— START OF Task input —

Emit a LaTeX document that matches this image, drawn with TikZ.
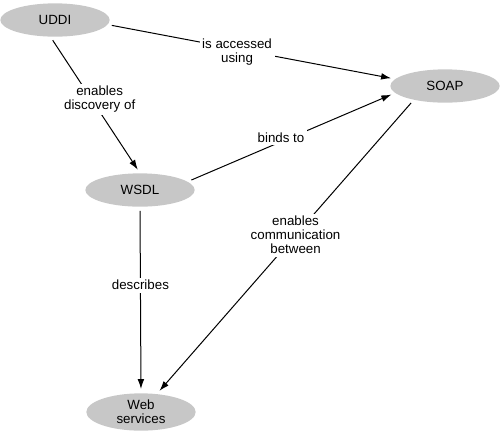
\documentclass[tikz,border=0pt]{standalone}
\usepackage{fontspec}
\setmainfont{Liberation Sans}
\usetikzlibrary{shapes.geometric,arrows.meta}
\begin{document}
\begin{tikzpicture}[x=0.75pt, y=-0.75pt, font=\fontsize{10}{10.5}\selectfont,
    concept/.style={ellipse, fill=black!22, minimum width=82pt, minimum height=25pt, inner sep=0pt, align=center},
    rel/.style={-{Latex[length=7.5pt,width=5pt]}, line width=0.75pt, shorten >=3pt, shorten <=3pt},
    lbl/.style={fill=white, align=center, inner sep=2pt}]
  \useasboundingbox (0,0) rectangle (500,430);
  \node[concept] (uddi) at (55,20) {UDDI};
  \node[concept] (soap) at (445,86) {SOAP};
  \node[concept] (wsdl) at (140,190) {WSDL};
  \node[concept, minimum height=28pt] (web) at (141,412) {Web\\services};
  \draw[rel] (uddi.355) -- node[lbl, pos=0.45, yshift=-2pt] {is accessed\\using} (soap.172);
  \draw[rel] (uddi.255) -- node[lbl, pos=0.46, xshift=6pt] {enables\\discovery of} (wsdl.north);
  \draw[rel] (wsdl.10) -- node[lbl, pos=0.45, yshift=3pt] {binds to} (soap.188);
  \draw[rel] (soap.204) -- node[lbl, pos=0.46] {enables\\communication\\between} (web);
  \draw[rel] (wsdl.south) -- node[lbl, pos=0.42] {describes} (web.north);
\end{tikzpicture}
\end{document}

— END OF Task input —
— START OF Task input —

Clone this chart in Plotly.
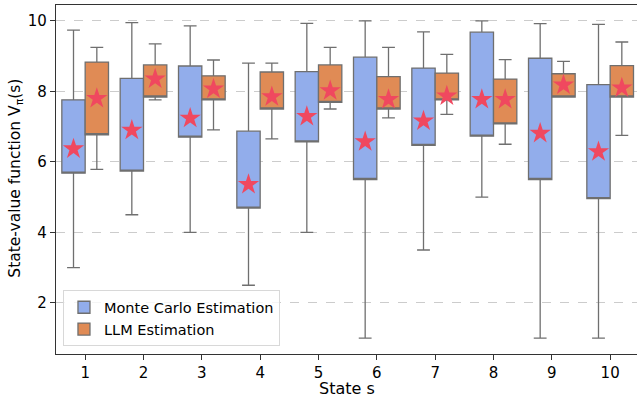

— END OF Task input —

Written problem: Show every line of the listing in which the string "this" can be found.

Exercise response:
Emit a LaTeX document that matches this image, drawn with TikZ.
Clone this chart in Plotly.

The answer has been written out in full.